Padang Pasir atau pasir
berisik menjadi destinasi kami selanjutnya. Tampak hamparan pasir yang sangat
luas dengan background Bromo. Layaknya
anak kecil yang belum pernah menyentuh pasir. Duduk bersimpuh di hamparan pasir
dengan strukturnya yang meliuk-liuk, menerbangkan pasir hingga saling lempar
pasir. Mungkin di benak guide, masa
kecil kami kurang bahagia. Tanpa memperdulikan sekitar, kami tetap bersikeras
“bermain” dengan pasir tersebut.
Destinasi terakhir yaitu
menuju bukit Teletubbies atau padang rumput. Sayangnya, rumput disini tampak
kering, karena musim kemarau. Tapi, warna kuning pada rumput tak mengurangi
keindahan bukit sedikitpun. Kami tetap bisa menikmati indahnya bukit
Teletubbies. Awalnya kami menikmatinya dengan duduk di atas jeep, namun belum sah jika belum
menginjakkan kaki di bukit itu. Akhirnya kami turun dan berlari-lari layaknya
film-film Hollywood.
Empat destinasi pokok sudah
terlewati dan terdokumentasi dengan baik. Namun ada tawaran khusus dari guide, menuju air terjun.
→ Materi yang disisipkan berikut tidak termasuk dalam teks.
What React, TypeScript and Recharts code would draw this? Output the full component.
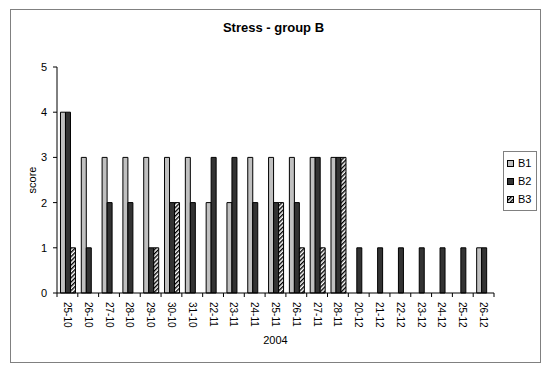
import React from 'react';
import { BarChart, Bar, XAxis, YAxis, Legend } from 'recharts';

const dates = [
  '25-10', '26-10', '27-10', '28-10', '29-10', '30-10', '31-10',
  '22-11', '23-11', '24-11', '25-11', '26-11', '27-11', '28-11',
  '20-12', '21-12', '22-12', '23-12', '24-12', '25-12', '26-12',
];
const b1 = [4, 3, 3, 3, 3, 3, 3, 2, 2, 3, 3, 3, 3, 3, 0, 0, 0, 0, 0, 0, 1];
const b2 = [4, 1, 2, 2, 1, 2, 2, 3, 3, 2, 2, 2, 3, 3, 1, 1, 1, 1, 1, 1, 1];
const b3 = [1, 0, 0, 0, 1, 2, 0, 0, 0, 0, 2, 1, 1, 3, 0, 0, 0, 0, 0, 0, 0];
const yTicks = [0, 1, 2, 3, 4, 5];

const data = dates.map((d, i) => ({ date: d, B1: b1[i], B2: b2[i], B3: b3[i] }));

const font = '"Liberation Sans", Arial, sans-serif';

const series = [
  { key: 'B1', fill: '#c0c0c0' },
  { key: 'B2', fill: '#333333' },
  { key: 'B3', fill: 'url(#hatch)' },
];

const DateTick = (props: any) => {
  const { x, y, payload, index } = props;
  const off = payload.offset || 0;
  const last = index === dates.length - 1;
  return (
    <g>
      <line x1={x - off} x2={x - off} y1={y} y2={y + 4} stroke="#000" />
      {last && <line x1={x + off} x2={x + off} y1={y} y2={y + 4} stroke="#000" />}
      <text
        transform={`translate(${x},${y + 9}) rotate(90)`}
        textAnchor="start"
        dominantBaseline="central"
        fontSize={10}
        fontFamily={font}
        fill="#000"
      >
        {payload.value}
      </text>
    </g>
  );
};

const LegendBox = () => (
  <div
    style={{
      border: '1px solid #808080',
      background: '#fff',
      width: 32,
      padding: '2px 0',
      fontFamily: font,
      fontSize: 11,
    }}
  >
    {series.map((s) => (
      <div key={s.key} style={{ display: 'flex', alignItems: 'center', height: 18, paddingLeft: 3 }}>
        <svg width={7} height={7} style={{ marginRight: 4 }}>
          <rect x={0.5} y={0.5} width={6} height={6} fill={s.fill} stroke="#000" />
        </svg>
        <span>{s.key}</span>
      </div>
    ))}
  </div>
);

export default function App() {
  return (
    <div style={{ position: 'absolute', left: 0, top: 0, width: 549, height: 374, background: '#fff' }}>
      <div
        style={{
          position: 'absolute',
          left: 10,
          top: 9,
          width: 529,
          height: 352,
          border: '1px solid #808080',
        }}
      />
      <div
        style={{
          position: 'absolute',
          left: 0,
          top: 20,
          width: 547,
          textAlign: 'center',
          fontFamily: font,
          fontWeight: 'bold',
          fontSize: 13,
        }}
      >
        Stress - group B
      </div>
      <BarChart
        width={549}
        height={374}
        data={data}
        margin={{ top: 67, right: 55, bottom: 0, left: 0 }}
        barCategoryGap="16.7%"
        barGap={0}
        style={{ position: 'absolute', left: 0, top: 0 }}
      >
        <defs>
          <pattern id="hatch" width={3} height={3} patternUnits="userSpaceOnUse" patternTransform="rotate(45)">
            <rect width={3} height={3} fill="#fff" />
            <line x1={0.7} y1={0} x2={0.7} y2={3} stroke="#000" strokeWidth={1.4} />
          </pattern>
        </defs>
        <XAxis
          dataKey="date"
          height={81}
          interval={0}
          tickSize={0}
          tickMargin={0}
          tickLine={false}
          axisLine={{ stroke: '#000' }}
          tick={<DateTick />}
          label={{ value: '2004', position: 'insideBottom', offset: 30, fontSize: 11, fontFamily: font, fill: '#000' }}
        />
        <YAxis
          width={57}
          domain={[0, 5]}
          ticks={yTicks}
          interval={0}
          tickSize={4}
          tickMargin={6}
          axisLine={{ stroke: '#000' }}
          tickLine={{ stroke: '#000' }}
          tick={{ fontSize: 11, fontFamily: font, fill: '#000' }}
          label={{ value: 'score', angle: -90, position: 'center', dx: 4, fontSize: 11, fontFamily: font, fill: '#000' }}
        />
        <Legend
          layout="vertical"
          align="center"
          verticalAlign="middle"
          content={<LegendBox />}
          wrapperStyle={{ position: 'absolute', left: 503, top: 151, width: 34, height: 'auto' }}
        />
        {series.map((s) => (
          <Bar key={s.key} dataKey={s.key} fill={s.fill} stroke="#000" strokeWidth={1} isAnimationActive={false} />
        ))}
      </BarChart>
    </div>
  );
}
Lokasinya cukup jauh dari parkiran menuju air terjun tersebut. Sekitar 2 km
untuk dapat menikmati keindahan air terjun. Menuju ke lokasi tidak memerlukan
banyak tenaga karena rutenya turun, namun ketika kembali ke parkiran, kami
harus menaiki tanjakan-tanjakan landai dan cukup banyak.
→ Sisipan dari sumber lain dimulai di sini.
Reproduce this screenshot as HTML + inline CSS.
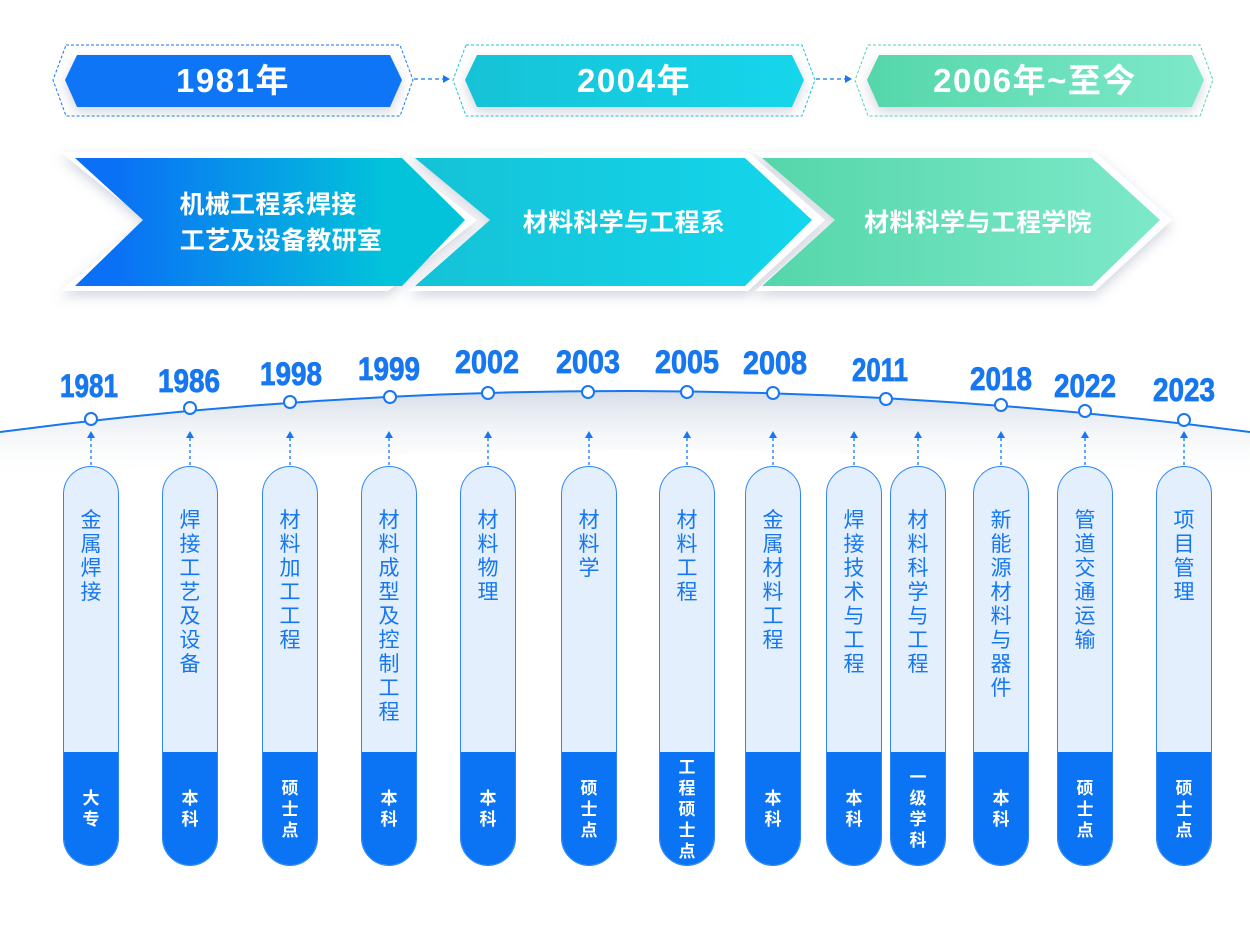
<!DOCTYPE html>
<html><head><meta charset="utf-8"><style>
html,body{margin:0;padding:0;background:#fff;}
body{width:1250px;height:951px;position:relative;overflow:hidden;font-family:"Liberation Sans","Noto Sans CJK SC",sans-serif;}
svg{position:absolute;left:0;top:0;}
.pill{position:absolute;top:466px;width:56px;height:400px;border:1px solid #2f86f2;border-radius:29px;background:#e3effc;overflow:hidden;box-sizing:border-box;}
.pill .t{position:absolute;top:42px;left:0;right:0;margin:auto;width:24px;font-size:21px;line-height:24px;color:#1677f0;text-align:center;word-break:break-all;}
.pill .b{position:absolute;left:-1px;right:-1px;top:285px;bottom:-1px;background:#0a74f5;display:flex;align-items:center;justify-content:center;}
.pill .b span{width:18px;font-size:17px;line-height:21px;color:#fff;font-weight:bold;text-align:center;word-break:break-all;}
</style></head><body>
<svg width="1250" height="951" viewBox="0 0 1250 951">
<defs>
<filter id="sh" x="-10%" y="-20%" width="120%" height="150%"><feDropShadow dx="0" dy="5" stdDeviation="6" flood-color="#9aa3b8" flood-opacity="0.45"/></filter>
<linearGradient id="g1" x1="0" x2="1"><stop offset="0.1" stop-color="#0a70f5"/><stop offset="0.8" stop-color="#02c3da"/></linearGradient>
<linearGradient id="g2" x1="0" x2="1"><stop offset="0" stop-color="#15c2d6"/><stop offset="1" stop-color="#14d6ec"/></linearGradient>
<linearGradient id="g3" x1="0" x2="1"><stop offset="0" stop-color="#55d6aa"/><stop offset="1" stop-color="#7de9c9"/></linearGradient>
<linearGradient id="fade" x1="0" y1="0" x2="0" y2="1"><stop offset="0" stop-color="#d6dde8"/><stop offset="1" stop-color="#ffffff" stop-opacity="0"/></linearGradient>
</defs>
<g fill="none" stroke-dasharray="3,2" stroke-width="1">
<polygon points="66,45 400,45 413,80 400,116 66,116 53,80" stroke="#1677f0"/>
<polygon points="466,45 802,45 815,80 802,116 466,116 453,80" stroke="#18c4d8"/>
<polygon points="868,45 1200,45 1213,80 1200,116 868,116 855,80" stroke="#55d6aa"/>
</g>
<g filter="url(#sh)">
<polygon points="77,55 390,55 402,80 390,107 77,107 65,80" fill="#0b74f6"/>
<polygon points="477,55 792,55 804,80 792,107 477,107 465,80" fill="url(#g2)"/>
<polygon points="879,55 1192,55 1204,80 1192,107 879,107 867,80" fill="url(#g3)"/>
</g>
<g fill="#fff" font-weight="bold" font-size="33" text-anchor="middle" letter-spacing="1.5">
<text x="233" y="92">1981年</text>
<text x="634" y="92">2004年</text>
<text x="1035" y="92">2006年~至今</text>
</g>
<g stroke="#1677f0" stroke-dasharray="4,3" stroke-width="1.3">
<line x1="414" y1="79" x2="443" y2="79"/><line x1="816" y1="79" x2="845" y2="79"/>
</g>
<polygon points="443,75 450,79 443,83" fill="#1677f0"/><polygon points="845,75 852,79 845,83" fill="#1677f0"/>
<g filter="url(#sh)">
<polygon points="755,152 1095,152 1172,220 1095,291 755,291 835,220" fill="#fff"/>
<polygon points="408,152 748,152 825,220 748,291 408,291 490,220" fill="#fff"/>
<polygon points="60,152 388,152 477,220 388,291 60,291 145,220" fill="#fff"/>
</g>
<polygon points="762,158 1092,158 1160,220 1092,286 762,286 835,220" fill="url(#g3)"/>
<polygon points="415,158 745,158 812,220 745,286 415,286 490,220" fill="url(#g2)"/>
<polygon points="75,158 402,158 465,220 402,286 75,286 143,220" fill="url(#g1)"/>
<g fill="#fff" font-weight="bold" font-size="25" text-anchor="middle" letter-spacing="0.3">
<text x="268" y="213">机械工程系焊接</text>
<text x="281" y="249">工艺及设备教研室</text>
<text x="624" y="231">材料科学与工程系</text>
<text x="978" y="231">材料科学与工程学院</text>
</g>
<path d="M0,432 Q625,350 1250,432 L1250,480 Q625,420 0,480 Z" fill="url(#fade)"/>
<path d="M0,432 Q625,350 1250,432" fill="none" stroke="#1677f0" stroke-width="2"/>
<g fill="#fff" stroke="#1677f0" stroke-width="2">
<circle cx="91" cy="419" r="6"/><circle cx="190" cy="408" r="6"/><circle cx="290" cy="402" r="6"/><circle cx="390" cy="397" r="6"/><circle cx="488" cy="393" r="6"/><circle cx="588" cy="392" r="6"/><circle cx="687" cy="392" r="6"/><circle cx="773" cy="393" r="6"/><circle cx="886" cy="399" r="6"/><circle cx="1001" cy="405" r="6"/><circle cx="1085" cy="411" r="6"/><circle cx="1184" cy="420" r="6"/>
</g>
<g fill="#1677f0" font-weight="bold" font-size="32" text-anchor="middle" stroke="#1677f0" stroke-width="0.8">
<text x="89" y="397" textLength="58" lengthAdjust="spacingAndGlyphs">1981</text>
<text x="189" y="392" textLength="62" lengthAdjust="spacingAndGlyphs">1986</text>
<text x="291" y="385" textLength="62" lengthAdjust="spacingAndGlyphs">1998</text>
<text x="389" y="380" textLength="62" lengthAdjust="spacingAndGlyphs">1999</text>
<text x="487" y="373" textLength="64" lengthAdjust="spacingAndGlyphs">2002</text>
<text x="588" y="373" textLength="64" lengthAdjust="spacingAndGlyphs">2003</text>
<text x="687" y="373" textLength="64" lengthAdjust="spacingAndGlyphs">2005</text>
<text x="775" y="374" textLength="64" lengthAdjust="spacingAndGlyphs">2008</text>
<text x="880" y="381" textLength="56" lengthAdjust="spacingAndGlyphs">2011</text>
<text x="1001" y="390" textLength="62" lengthAdjust="spacingAndGlyphs">2018</text>
<text x="1085" y="397" textLength="62" lengthAdjust="spacingAndGlyphs">2022</text>
<text x="1184" y="401" textLength="62" lengthAdjust="spacingAndGlyphs">2023</text>
</g>
<g stroke="#1677f0" stroke-width="1.3" stroke-dasharray="3,3">
<line x1="91" y1="438" x2="91" y2="466"/><line x1="190" y1="438" x2="190" y2="466"/><line x1="290" y1="438" x2="290" y2="466"/><line x1="389" y1="438" x2="389" y2="466"/><line x1="488" y1="438" x2="488" y2="466"/><line x1="589" y1="438" x2="589" y2="466"/><line x1="687" y1="438" x2="687" y2="466"/><line x1="773" y1="438" x2="773" y2="466"/><line x1="854" y1="438" x2="854" y2="466"/><line x1="918" y1="438" x2="918" y2="466"/><line x1="1001" y1="438" x2="1001" y2="466"/><line x1="1085" y1="438" x2="1085" y2="466"/><line x1="1184" y1="438" x2="1184" y2="466"/>
</g>
<g fill="#1677f0">
<path d="M91,431 l-4,7 h8z"/><path d="M190,431 l-4,7 h8z"/><path d="M290,431 l-4,7 h8z"/><path d="M389,431 l-4,7 h8z"/><path d="M488,431 l-4,7 h8z"/><path d="M589,431 l-4,7 h8z"/><path d="M687,431 l-4,7 h8z"/><path d="M773,431 l-4,7 h8z"/><path d="M854,431 l-4,7 h8z"/><path d="M918,431 l-4,7 h8z"/><path d="M1001,431 l-4,7 h8z"/><path d="M1085,431 l-4,7 h8z"/><path d="M1184,431 l-4,7 h8z"/>
</g>
</svg>
<div class="pill" style="left:63px"><div class="t">金属焊接</div><div class="b"><span>大专</span></div></div>
<div class="pill" style="left:162px"><div class="t">焊接工艺及设备</div><div class="b"><span>本科</span></div></div>
<div class="pill" style="left:262px"><div class="t">材料加工工程</div><div class="b"><span>硕士点</span></div></div>
<div class="pill" style="left:361px"><div class="t">材料成型及控制工程</div><div class="b"><span>本科</span></div></div>
<div class="pill" style="left:460px"><div class="t">材料物理</div><div class="b"><span>本科</span></div></div>
<div class="pill" style="left:561px"><div class="t">材料学</div><div class="b"><span>硕士点</span></div></div>
<div class="pill" style="left:659px"><div class="t">材料工程</div><div class="b"><span>工程硕士点</span></div></div>
<div class="pill" style="left:745px"><div class="t">金属材料工程</div><div class="b"><span>本科</span></div></div>
<div class="pill" style="left:826px"><div class="t">焊接技术与工程</div><div class="b"><span>本科</span></div></div>
<div class="pill" style="left:890px"><div class="t">材料科学与工程</div><div class="b"><span>一级学科</span></div></div>
<div class="pill" style="left:973px"><div class="t">新能源材料与器件</div><div class="b"><span>本科</span></div></div>
<div class="pill" style="left:1057px"><div class="t">管道交通运输</div><div class="b"><span>硕士点</span></div></div>
<div class="pill" style="left:1156px"><div class="t">项目管理</div><div class="b"><span>硕士点</span></div></div>
</body></html>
Lengkap sudah paket liburan
Bromo, dan kami kembali ke penginapan untuk dapat bersiap melanjutkan
perjalanan ke kota selanjutnya (Yogyakarta). Kami sangat puas dengan service yang diberikan. Hanya dengan
400ribu per orang (total 1,2 juta), kami sudah dapat menikmati banyak obyek
wisata yang mungkin tidak akan didapatkan jika berangkat dari Probolinggo dan
hanya dengan tiga orang rombongan. Tarif idealnya jika berangkat dari Malang ke
Bromo dengan tiga orang sekitar 1,5juta (@500ribu). Tapi dengan negosiasi dan
rayuan maut, akhirnya dapat juga harga yang lebih murah.
Jika berangkat dari
Probolinggo, penginapan dan transport memang lebih murah, tapi untuk penambahan
destinasi akan dikenakan biaya tambahan lagi per orang, dan bisa dibilang lebih
mahal.
Thanks
to Sersan J*** as our guide :D.
SEMERU will be our next destination.